The Ninth Circuit Is A Finalist For 'Most Clueless' Ruling of the Year
Once the U.S. Court of Appeals for the Ninth Circuit, based in San Francisco, was considered a model court. What happened? A decision to admit men to female-only spas shows how far it has fallen.

A three judge panel of the U.S. Court of Appeals for the Ninth Circuit this week dropped the towel on gender lines in all-female nude spas.
Two all-female spas filed a federal lawsuit in Washington after the state’s Human Rights Commission (HRC) threatened to prosecute them for refusing to grant admission to men.
The traditional services offered by the spas require the women and girls as young as 13 to be nude. The men are described as “preoperative transgender women” who retain their male genitalia. (Incidentally, the vast majority of men who “identify” as women never undergo sex reassignment surgery.)
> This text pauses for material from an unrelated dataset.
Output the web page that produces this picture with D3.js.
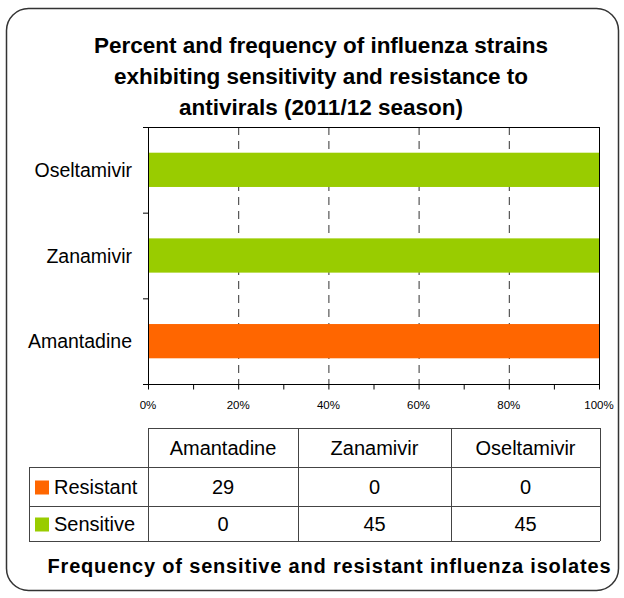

The HRC said the spas must admit men and the female attendants must provide full-body massages to them.
The spas argued that Washington was requiring them to “renounce” their Christian faith, which does not permit the mixing of nude persons of opposite sex who are not married to one another.
The spas said the HRC policy violates their First Amendment rights to free speech and free exercise of religion or association.
A three-judge panel of the U.S. Court of Appeals for the Ninth Circuit on Thursday in a 2-1 ruling dismissed the Korean spas’ lawsuit, with prejudice (meaning it cannot be refiled in respond to the majority’s objections).
In favor were Judges M. Margaret McKeown, 74, a supposed women’s rights advocate, and Ronald M. Gould, 79, a demonstrated trans rights advocate, both appointed by former Democratic President Bill Clinton.